Access to ADW performance has been improved significantly

Major improvements made to the performance of the ADW dataset loader. Your data is now loaded much faster, depending on your environment.

Change to DatasetFactory.open() with ADW

DatasetFactory.open() with format='sql' no longer requires the index_col to be specified. This was confusing, since “index” means something very different in databases. Additionally, the table parameter may now be either a table or a sql expression.

ds = DatasetFactory.open(
  connection_string,
  format = 'sql',
  table = """
    SELECT *
    FROM sh.times
    WHERE rownum <= 30
  """
)

No longer automatically starts an H2O cluster

ADS no longer instantiates an H2O cluster on behalf of the user. Instead you need to import h2o on your own and then start your own cluster.

Preloaded Jupyter extensions

JupyterLab now supports these extensions:

  • Bokeh

  • Plotly

  • Vega

  • GeoJSON

  • FASTA

  • Variable Inspector

  • VDOM

Profiling Dask APIs

With support for Bokeh extension, you can now profile Dask operations and visualize profiler output. For more details, see Dask ResourceProfiler.

You can use the ads.common.analyzer.resource_analyze decorator to visualize the CPU and memory utilization of operations.

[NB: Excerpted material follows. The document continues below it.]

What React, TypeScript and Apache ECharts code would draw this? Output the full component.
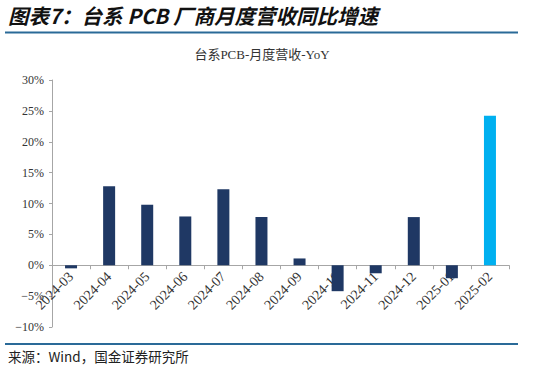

During execution, it records the following information for each timestep:

  • Time in seconds since the epoch

  • Memory usage in MB

  • % CPU usage

Example:

from ads.common.analyzer import resource_analyze
from ads.dataset.dataset_browser import DatasetBrowser
@resource_analyze
def fetch_data():
    sklearn = DatasetBrowser.sklearn()
    wine_ds = sklearn.open('wine').set_target("target")
    return wine_ds
fetch_data()

The output shows two lines, one for total CPU percentage used by all the workers, and one for total memory used.

Dask Upgrade

Dask is updated to version 2.10.1 with support for Oracle Cloud Infrastructure Object Storage. The 2.10.1 version provides better performance over the older version.